Primavera Sound’s trial for gigs with no social distancing finds no infection rate

"Hopefully this data will pave the way to save live concerts during the COVID pandemic"

Primavera Sound festival’s recent trial for the return of gigs with no social distancing has found no infection rate, the study says.

Last month, the Barcelona festival hailed a successful trial event held in Barcelona, which saw 1,000 people attend an event in a 1,600 capacity venue. The event, dubbed PRIMACOV, was organised by Primavera Sound alongside the Hospital Germans Trias in Barcelona and the Fight AIDS and Infectious Diseases Foundations.

Of the 1,000 participants, 463 ended up attending the concert, with 496 placed in a ‘control group’, with no access to the venue.


All participants took a same-day antigen COVID-19 test, and after everyone returned eight days later for a follow-up test, there were no positive results among the 463 people who attended the gig, and two positives in the 496 in the ‘control group’.

Primavera Sound 2019. Credit: Jordi Vidal/Redferns

“Attending a live music concert staged with a series of security measures that included a negative antigen test for SARS-CoV-2 done on the same day, was not associated with an increase in COVID-19 infections,” the authors of the study revealed in a statement, going on to add: “Hopefully this data will pave the way to save live concerts during the COVID pandemic.”

Authors Boris Revollo and Josep M Llibre also said they believed that the rapid testing employed at their event could be easily rolled out at other live music events as well.

Primavera’s study isn’t the only successful look into the return of live music.

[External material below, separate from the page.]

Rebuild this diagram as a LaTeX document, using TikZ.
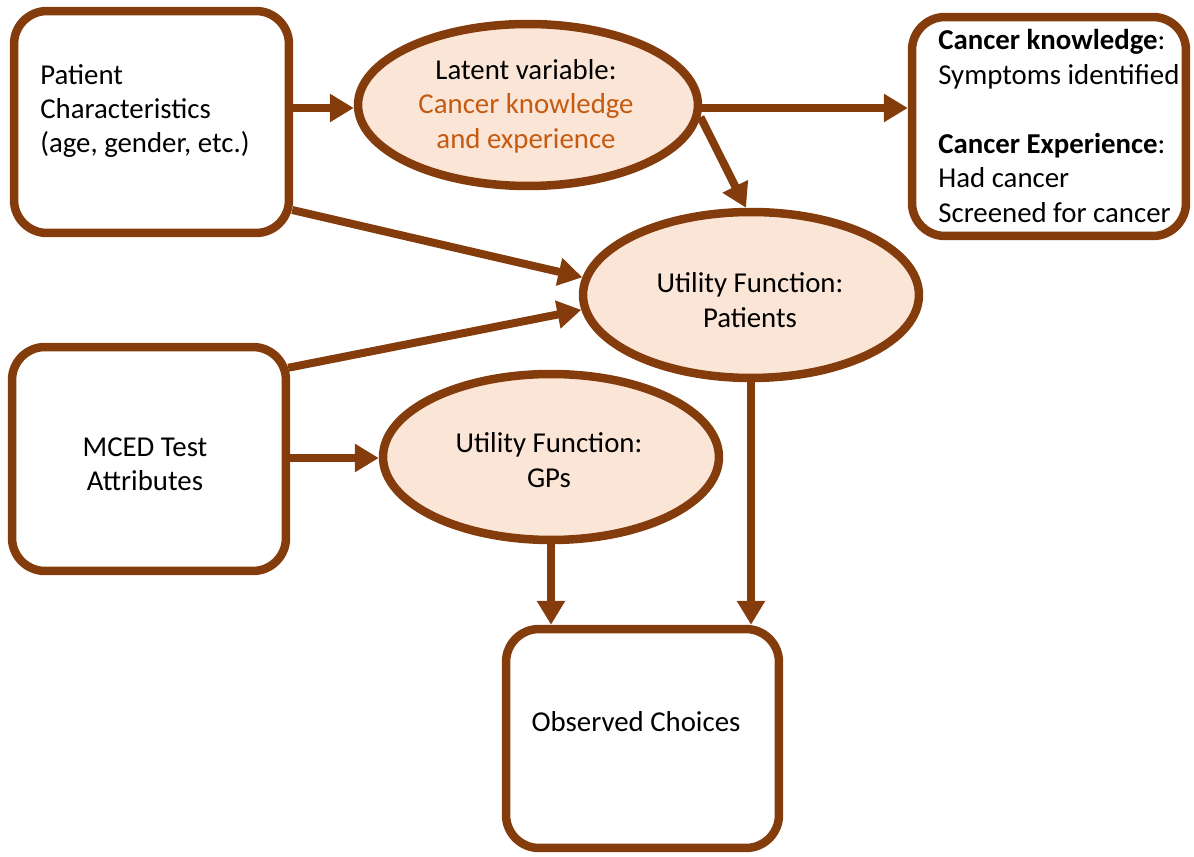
\documentclass[tikz,border=0pt]{standalone}
\usepackage{fontspec}
\setmainfont{Carlito}
\usetikzlibrary{arrows.meta,shapes.geometric,calc}
\definecolor{brd}{HTML}{843C0C}
\definecolor{fillc}{HTML}{FBE5D6}
\definecolor{orng}{HTML}{C55A11}
\tikzset{
  boxnode/.style={draw=brd, line width=0.17cm, rounded corners=0.66cm, fill=white, inner sep=0pt},
  ellnode/.style={draw=brd, line width=0.17cm, ellipse, fill=fillc, inner sep=0pt},
  txt/.style={inner sep=0pt, font=\fontsize{16.4}{19.6}\selectfont, text=black},
  conn/.style={draw=brd, line width=0.16cm, -{Triangle[length=0.48cm,width=0.54cm]}},
}
\begin{document}
\begin{tikzpicture}[x=0.02cm,y=-0.02cm]
\useasboundingbox (0,0) rectangle (1194,857);
% shapes
\node[boxnode, minimum width=5.5cm, minimum height=4.44cm] (box1) at (151.5,122) {};
\node[boxnode, minimum width=5.48cm, minimum height=4.38cm] (rbox) at (1049,126.5) {};
\node[boxnode, minimum width=5.48cm, minimum height=4.48cm] (mced) at (149,459) {};
\node[boxnode, minimum width=5.46cm, minimum height=4.38cm] (obs) at (642.5,738.5) {};
\node[ellnode, minimum width=6.8cm, minimum height=3.24cm] (lat) at (528,105) {};
\node[ellnode, minimum width=6.72cm, minimum height=3.32cm] (util) at (751,295) {};
\node[ellnode, minimum width=6.72cm, minimum height=3.32cm] (gps) at (551,457) {};
% texts
\node[txt, anchor=west, align=left] (t1) at (40,111) {Patient\\Characteristics\\(age, gender, etc.)};
\node[txt, align=center] (t2) at (526,106) {Latent variable:\\\textcolor{orng}{Cancer knowledge}\\\textcolor{orng}{and experience}};
\node[txt, anchor=west, align=left] (t3) at (938,126) {\textbf{Cancer knowledge}:\\Symptoms identified\\[\baselineskip]\textbf{Cancer Experience}:\\Had cancer\\Screened for cancer};
\node[txt, align=center] (t4) at (750,300) {Utility Function:\\Patients};
\node[txt, align=center] (t5) at (145,464) {MCED Test\\Attributes};
\node[txt, align=center] (t6) at (549,460) {Utility Function:\\GPs};
\node[txt] (t7) at (636,722) {Observed Choices};
% connectors
\coordinate (c1) at ($(box1.east)+(0,-14)$);
\draw[conn] (c1) -- (lat.west |- c1);
\coordinate (c2) at ($(lat.east)+(-4,3)$);
\draw[conn] (c2) -- (rbox.west |- c2);
\draw[conn] (lat.-4) -- ($(util.north)+(-5,0)$);
\coordinate (c3) at ($(box1.east)+(-1,88)$);
\draw[conn] (c3) -- (util.174);
\coordinate (c4) at ($(mced.north east)+(-2,25)$);
\draw[conn] (c4) -- (util.185);
\coordinate (c5) at ($(mced.east)+(0,-1)$);
\draw[conn] (c5) -- (gps.west |- c5);
\draw[conn] (gps.south) -- (obs.north -| gps.south);
\draw[conn] (util.south) -- (obs.north -| util.south);
\end{tikzpicture}
\end{document}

Recent tests conducted in Germany into the transmission of coronavirus at indoor concerts found that the environment poses a “low-to-very low” risk to attendees of contracting the disease, while another found that the risk of infecting someone in a venue “through aerosol transmission can be almost ruled out”, providing that the venue has a sufficient fresh-air supply and that all attendees are wearing face masks.

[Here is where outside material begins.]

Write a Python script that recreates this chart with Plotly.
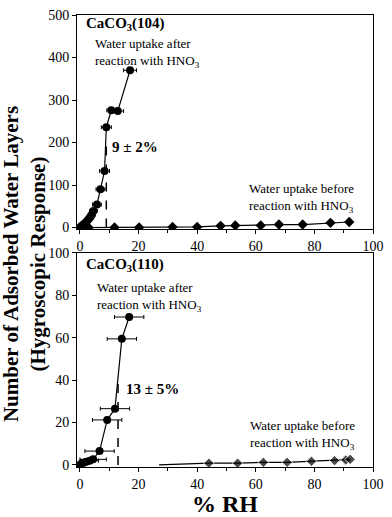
import plotly.graph_objects as go

# CaCO3(104) - after reaction with HNO3
rh_104_after = [0, 0.5, 1.0, 1.5, 2.0, 2.5, 3.0, 3.5, 4.0, 4.6, 5.8, 7.0, 8.4, 9.0, 10.7, 12.9, 17.1]
layers_104_after = [0, 3, 6, 9, 12, 16, 20, 24, 30, 39, 54, 90, 133, 236, 276, 274, 370]
err_104_after = [0.5, 0.6, 0.8, 0.8, 1.0, 1.0, 1.0, 1.2, 1.2, 1.3, 1.5, 1.5, 1.7, 1.7, 1.5, 2.0, 2.2]

# CaCO3(104) - before reaction
rh_104_before = [0, 2.9, 11.8, 20.2, 31.6, 40.0, 48.0, 53.0, 61.7, 67.9, 76.0, 85.5, 91.9]
layers_104_before = [0, 0, 0, 0, 1.5, 1.5, 4, 5, 5, 7, 7, 11, 13]

# CaCO3(110) - after reaction with HNO3
rh_110_after = [0, 0.5, 1.2, 2.2, 3.3, 4.5, 6.7, 9.3, 11.95, 14.3, 16.8]
layers_110_after = [0, 0.5, 1.0, 1.5, 2.0, 2.6, 6.5, 21.2, 26.5, 59.4, 69.7]
err_110_after = [0.5, 1.0, 1.5, 2.0, 3.0, 4.5, 5.0, 5.0, 5.0, 5.0, 5.0]

# CaCO3(110) - before reaction
rh_110_before = [27, 44, 53.8, 62.6, 70.7, 79, 86.9, 90.7, 92.2]
layers_110_before = [0, 0.8, 0.8, 1.2, 1.2, 1.7, 2.0, 2.3, 2.6]
size_110_before = [0, 8, 8, 8, 8, 8, 8, 8, 8]

# onset RH markers (dashed lines)
onset_rh = [9, 13]
onset_top = [200, 40]

FONT = "Liberation Serif, Times New Roman, Times, serif"
BLACK = "#000000"

fig = go.Figure()

# top panel
fig.add_trace(go.Scatter(
    x=rh_104_before, y=layers_104_before, mode="lines+markers",
    line=dict(color=BLACK, width=1.2),
    marker=dict(symbol="diamond", size=8, color=BLACK),
    xaxis="x", yaxis="y", showlegend=False))
fig.add_trace(go.Scatter(
    x=rh_104_after, y=layers_104_after, mode="lines+markers",
    line=dict(color=BLACK, width=1.2),
    marker=dict(symbol="circle", size=8, color=BLACK),
    error_x=dict(type="data", array=err_104_after, color=BLACK, thickness=1, width=2),
    xaxis="x", yaxis="y", showlegend=False))
fig.add_trace(go.Scatter(
    x=[onset_rh[0], onset_rh[0]], y=[0, onset_top[0]], mode="lines",
    line=dict(color=BLACK, width=1.5, dash="dash"),
    xaxis="x", yaxis="y", showlegend=False))

# bottom panel
fig.add_trace(go.Scatter(
    x=rh_110_before, y=layers_110_before, mode="lines+markers",
    line=dict(color=BLACK, width=1.2),
    marker=dict(symbol="diamond", size=size_110_before, color=BLACK),
    xaxis="x2", yaxis="y2", showlegend=False))
fig.add_trace(go.Scatter(
    x=rh_110_after, y=layers_110_after, mode="lines+markers",
    line=dict(color=BLACK, width=1.2),
    marker=dict(symbol="circle", size=8, color=BLACK),
    error_x=dict(type="data", array=err_110_after, color=BLACK, thickness=1, width=2),
    xaxis="x2", yaxis="y2", showlegend=False))
fig.add_trace(go.Scatter(
    x=[onset_rh[1], onset_rh[1]], y=[0, onset_top[1]], mode="lines",
    line=dict(color=BLACK, width=1.5, dash="dash"),
    xaxis="x2", yaxis="y2", showlegend=False))

axis_common = dict(
    showgrid=False, zeroline=False, showline=True, linecolor=BLACK, linewidth=1,
    mirror=True, ticks="outside", ticklen=4, tickcolor=BLACK,
    tickfont=dict(family=FONT, size=14, color=BLACK),
)
xaxis_common = dict(axis_common, range=[-1, 100], tickvals=[0, 20, 40, 60, 80, 100],
                    minor=dict(ticks="outside", ticklen=3, dtick=10, tick0=0, tickcolor=BLACK))

fig.update_layout(
    width=392, height=517,
    margin=dict(l=77, r=16, t=8, b=45),
    paper_bgcolor="white", plot_bgcolor="white",
    font=dict(family=FONT, color=BLACK),
    xaxis=dict(xaxis_common, domain=[0, 1], anchor="y"),
    yaxis=dict(axis_common, domain=[0.526, 1.0], range=[-4, 500], tickvals=[0, 100, 200, 300, 400, 500], anchor="x"),
    xaxis2=dict(xaxis_common, domain=[0, 1], anchor="y2",
                title=dict(text="<b>% RH</b>", font=dict(family=FONT, size=24, color=BLACK), standoff=0)),
    yaxis2=dict(axis_common, domain=[0, 0.474], range=[-1, 100], tickvals=[0, 20, 40, 60, 80, 100], anchor="x2"),
)

ann_font = dict(family=FONT, size=13, color=BLACK)
bold_font = dict(family=FONT, size=15, color=BLACK)
annotations = [
    dict(x=1.5, y=478, xref="x", yref="y", text="<b>CaCO<sub>3</sub>(104)</b>", font=bold_font, xanchor="left"),
    dict(x=4.3, y=410, xref="x", yref="y", text="Water uptake after<br>reaction with HNO<sub>3</sub>", font=ann_font, xanchor="left", align="left"),
    dict(x=10.4, y=189, xref="x", yref="y", text="<b>9 ± 2%</b>", font=bold_font, xanchor="left"),
    dict(x=57, y=69, xref="x", yref="y", text="Water uptake before<br>reaction with HNO<sub>3</sub>", font=ann_font, xanchor="left", align="left"),
    dict(x=1.5, y=94, xref="x2", yref="y2", text="<b>CaCO<sub>3</sub>(110)</b>", font=bold_font, xanchor="left"),
    dict(x=5, y=79, xref="x2", yref="y2", text="Water uptake after<br>reaction with HNO<sub>3</sub>", font=ann_font, xanchor="left", align="left"),
    dict(x=15, y=36, xref="x2", yref="y2", text="<b>13 ± 5%</b>", font=bold_font, xanchor="left"),
    dict(x=57.5, y=14, xref="x2", yref="y2", text="Water uptake before<br>reaction with HNO<sub>3</sub>", font=ann_font, xanchor="left", align="left"),
    dict(x=-0.177, y=0.448, xref="paper", yref="paper", textangle=-90,
         xanchor="center", yanchor="middle",
         text="<b>Number of Adsorbed Water Layers</b><br><b>(Hygroscopic Response)</b>",
         font=dict(family=FONT, size=21, color=BLACK)),
]
for a in annotations:
    a.setdefault("showarrow", False)
    fig.add_annotation(**a)

# the page's default body margin would shift the figure by 8px
fig.write_html("out.html", config={"displayModeBar": False},
               post_script="document.body.style.margin='0px';")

London’s legendary 100 Club is also set to pilot a new ventilation system that aims to wipe out 99.99% of dangerous airborne pathogens, such as coronavirus, within buildings. The aim of the trial is “to prove that the integration of this new system into a building’s air conditioning creates an indoor environment that is COVID-secure, allowing audience numbers to return to a pre-pandemic normal for Britain’s 1,100 theatres and thousands of live music venues”.


Speaking to NME this month, festival bosses and gig promoters discussed the prospect of live music returning this summer.

Melvin Benn, managing director of Festival Republic and boss of events including Reading & Leeds and Download Festival, told NME: “I feel very positive because I know that it’s possible”.

Benn continued: “I’m super confident about the end of the summer, I’m super confident about the beginning of the summer. If everyone over the age of 60, or definitely the age of 50, is vaccinated by the end of May, then Jesus – there should be no stopping us.”